Records: Nun’s Story

3 minute read
TIME

Two years ago, a battered, rattling two-cylinder Citroën stopped outside the offices of the Philips record company in Brussels, and two nuns got out. Inside, the older one did all the talking. “You see, we have these retreats for young girls at our Fichermont monastery, and in the evenings we sing songs composed by Sister Luc-Gabrielle here.” She gestured at her round-faced, bespectacled companion. “The songs are such a hit with our girls, they ask us to transcribe them.” Would the company make a record and a hundred or so copies, which the sisters could give as gifts? The sisters were ready to pay. Sorry, said the record men in effect, you have hit us during the Christmas rush.

Slipstream. Three months later, the nuns tried phoning. Would the company make the records now? Philips gave in, and Sister Luc-Gabrielle arrived with a new guitar and a chorus of four, habited in black and white. During recording sessions, Sister Luc-Gabrielle made little nunnish jokes to ease the strain, and at lunchtime all five sisters would repair to a nearby monastery for prayer and refreshment.

When Philips executives heard the recorded songs, they flipped. The songs of Sister Luc-Gabrielle were light, melodic, and as gently pleasing as the sounds of a country evening. Instead of the few pressings requested, Philips turned out thousands, sent them out into the commercial slipstream as the album of “Soeur Sourire” (Sister Smile). Almost instantly, Soeur Sourire became a byword throughout Belgium, The Netherlands, France, Spain, Canada, Switzerland and Germany.

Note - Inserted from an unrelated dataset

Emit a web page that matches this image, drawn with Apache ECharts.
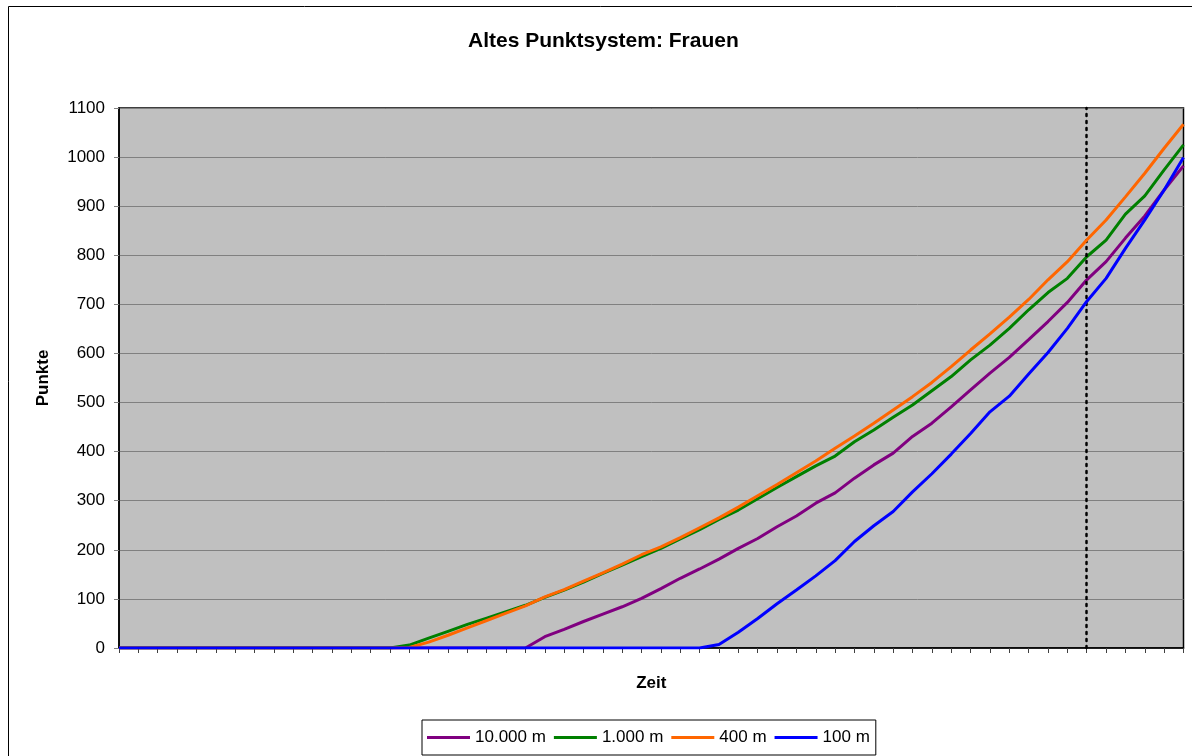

Well Adapted. But when Philips tried the album—calling it The Singing Nun—in the U.S. last summer, it went nowhere. Philips then tried an old sales stimulus, taking two songs from it and putting out a 45-r.p.m. single. One side is called Dominique, and it has taken off like a grass fire. U.S. teen-agers are mad for the singing nun, even though Dominique is in French, and few are aware that the song lauds the virtues of the founder of the Dominican order. More than 400,000 have sold in three weeks, and the full Singing Nun album, thus primed, has now sold 300,000.

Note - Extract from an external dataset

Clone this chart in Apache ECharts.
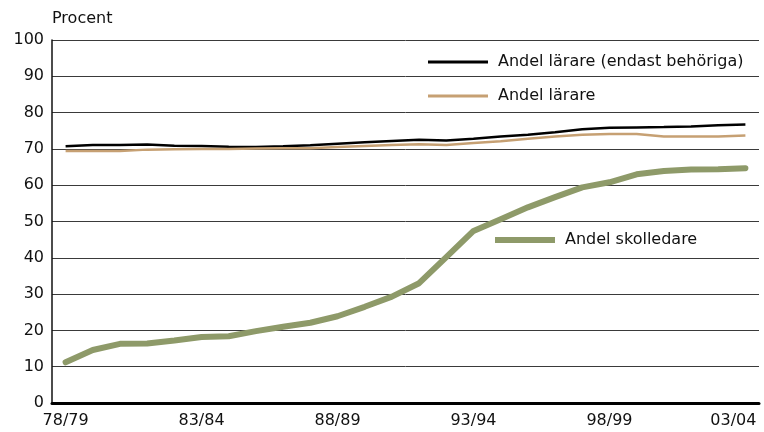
<!DOCTYPE html>
<html>
<head>
<meta charset="utf-8">
<script src="https://cdn.jsdelivr.net/npm/echarts@6/dist/echarts.min.js"></script>
<style>
  html, body { margin: 0; padding: 0; background: #fff; }
  #chart { width: 764px; height: 432px; }
</style>
</head>
<body>
<div id="chart"></div>
<script>
// lasår 78/79 .. 03/04
const years = [
  '78/79','79/80','80/81','81/82','82/83','83/84','84/85','85/86','86/87','87/88',
  '88/89','89/90','90/91','91/92','92/93','93/94','94/95','95/96','96/97','97/98',
  '98/99','99/00','00/01','01/02','02/03','03/04'
];
const laraBehoriga = [
  70.7, 71.1, 71.1, 71.2, 70.9, 70.8, 70.6, 70.5, 70.7, 71.0,
  71.4, 71.8, 72.2, 72.5, 72.3, 72.8, 73.4, 73.9, 74.6, 75.4,
  75.8, 75.9, 76.0, 76.2, 76.5, 76.7
];
const larare = [
  69.4, 69.4, 69.4, 69.8, 69.9, 70.0, 70.0, 70.1, 70.2, 70.2,
  70.5, 70.8, 71.1, 71.3, 71.1, 71.6, 72.1, 72.8, 73.4, 73.9,
  74.1, 74.1, 73.4, 73.4, 73.4, 73.7
];
const skolledare = [
  11.2, 14.6, 16.3, 16.4, 17.2, 18.2, 18.4, 19.8, 21.0, 22.1,
  23.9, 26.5, 29.3, 33.0, 40.2, 47.4, 50.6, 53.9, 56.7, 59.4,
  60.8, 63.0, 63.9, 64.3, 64.4, 64.7
];
const yTicks = { min: 0, max: 100, step: 10 };

const chart = echarts.init(document.getElementById('chart'));
const font = 'DejaVu Sans, sans-serif';

// sista etiketten skjuts in lite (som i originalet)
const xData = years.map((y, i) =>
  i === years.length - 1 ? { value: y, textStyle: { padding: [0, 24, 0, 0] } } : y
);

const legendBase = {
  orient: 'vertical',
  icon: 'rect',
  itemWidth: 60,
  padding: 0,
  textStyle: { fontFamily: font, fontSize: 16, color: '#111', padding: [0, 0, 0, 5] },
  selectedMode: false
};

const option = {
  backgroundColor: '#fff',
  animation: false,
  grid: { left: 52, right: 5, top: 40, bottom: 29 },
  legend: [
    Object.assign({}, legendBase, { left: 428, top: 54, itemHeight: 3, data: ['Andel lärare (endast behöriga)'] }),
    Object.assign({}, legendBase, { left: 428, top: 88, itemHeight: 3, data: ['Andel lärare'] }),
    Object.assign({}, legendBase, { left: 495, top: 232, itemHeight: 6, data: ['Andel skolledare'] })
  ],
  xAxis: {
    type: 'category',
    data: xData,
    boundaryGap: true,
    axisLine: { lineStyle: { color: '#000', width: 3 } },
    axisTick: { show: false },
    axisLabel: {
      interval: 4,
      margin: 10,
      fontFamily: font,
      fontSize: 16,
      color: '#111'
    }
  },
  yAxis: {
    type: 'value',
    min: yTicks.min,
    max: yTicks.max,
    interval: yTicks.step,
    name: 'Procent',
    nameLocation: 'end',
    nameGap: 13,
    nameTextStyle: { fontFamily: font, fontSize: 16, color: '#111', align: 'left' },
    axisLine: { show: true, lineStyle: { color: '#111', width: 1.5 } },
    axisTick: { show: false },
    axisLabel: { fontFamily: font, fontSize: 16, color: '#111', margin: 8 },
    splitLine: { lineStyle: { color: '#3a3a3a', width: 1 } }
  },
  series: [
    {
      name: 'Andel lärare (endast behöriga)',
      type: 'line',
      data: laraBehoriga,
      showSymbol: false,
      color: '#000',
      lineStyle: { width: 2.5, color: '#000' }
    },
    {
      name: 'Andel lärare',
      type: 'line',
      data: larare,
      showSymbol: false,
      color: '#c6a073',
      lineStyle: { width: 2.5, color: '#c6a073' }
    },
    {
      name: 'Andel skolledare',
      type: 'line',
      data: skolledare,
      showSymbol: false,
      color: '#8e9a69',
      lineStyle: { width: 6, color: '#8e9a69', cap: 'round', join: 'round' }
    }
  ]
};

chart.setOption(option);
</script>
</body>
</html>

Sister Luc-Gabrielle is 30, blue-eyed, friendly and full of common sense. She is an odd competitor for the Bobby Darins and the Paul Ankas, as anyone would agree who could see her in her heavy shoes and grey apron with a big knife cleaning sugar beets on the convent farm. “She’s wonderfully well adapted to Dominican life,” says a fellow sister who acts as her manager. “She’s very joyful, and holy joy is the principal trait St. Dominic wanted to infuse in his order.”

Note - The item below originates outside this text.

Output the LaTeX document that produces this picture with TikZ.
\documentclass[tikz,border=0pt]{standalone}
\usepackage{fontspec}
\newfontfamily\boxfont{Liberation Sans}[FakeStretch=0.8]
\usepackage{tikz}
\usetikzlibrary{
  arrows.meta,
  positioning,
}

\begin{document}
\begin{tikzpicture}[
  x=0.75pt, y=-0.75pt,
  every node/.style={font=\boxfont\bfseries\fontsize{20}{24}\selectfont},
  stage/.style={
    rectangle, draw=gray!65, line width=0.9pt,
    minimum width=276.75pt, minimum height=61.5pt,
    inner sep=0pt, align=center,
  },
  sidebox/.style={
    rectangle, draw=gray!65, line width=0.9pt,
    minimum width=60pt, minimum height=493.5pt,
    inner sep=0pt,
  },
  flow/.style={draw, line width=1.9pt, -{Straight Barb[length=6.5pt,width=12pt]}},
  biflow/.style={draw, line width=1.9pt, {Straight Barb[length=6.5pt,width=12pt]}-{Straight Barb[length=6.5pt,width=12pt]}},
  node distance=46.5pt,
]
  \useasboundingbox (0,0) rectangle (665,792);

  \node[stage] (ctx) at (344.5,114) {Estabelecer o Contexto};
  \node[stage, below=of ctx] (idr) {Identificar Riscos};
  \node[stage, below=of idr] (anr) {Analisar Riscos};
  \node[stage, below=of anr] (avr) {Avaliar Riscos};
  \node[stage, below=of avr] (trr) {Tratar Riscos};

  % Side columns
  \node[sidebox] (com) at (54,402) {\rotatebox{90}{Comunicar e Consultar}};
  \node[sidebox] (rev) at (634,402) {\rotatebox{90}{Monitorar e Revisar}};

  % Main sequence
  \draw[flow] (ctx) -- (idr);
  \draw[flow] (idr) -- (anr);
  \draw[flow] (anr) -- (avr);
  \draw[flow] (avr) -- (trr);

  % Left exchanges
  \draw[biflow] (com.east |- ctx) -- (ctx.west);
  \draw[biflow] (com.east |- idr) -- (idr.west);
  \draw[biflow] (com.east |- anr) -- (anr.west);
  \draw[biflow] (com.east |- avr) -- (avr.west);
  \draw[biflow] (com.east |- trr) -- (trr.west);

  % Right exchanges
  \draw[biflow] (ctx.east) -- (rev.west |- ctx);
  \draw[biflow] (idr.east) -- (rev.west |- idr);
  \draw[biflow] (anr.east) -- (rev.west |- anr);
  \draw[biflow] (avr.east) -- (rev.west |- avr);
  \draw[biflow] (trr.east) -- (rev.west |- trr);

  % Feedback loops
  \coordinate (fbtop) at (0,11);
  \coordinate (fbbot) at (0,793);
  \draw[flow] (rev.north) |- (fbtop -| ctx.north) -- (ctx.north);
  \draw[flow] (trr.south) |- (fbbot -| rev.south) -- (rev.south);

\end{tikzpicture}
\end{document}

The songs will eventually earn about $100,000 for the Dominicans. The money will be spent on foreign missions, including one to South America, where Sister Luc-Gabrielle will be sent when she finishes her training. Meanwhile, when reporters and photographers seek her out, she shies away. “I don’t like all that,” she says. “Missionary work is far more important.”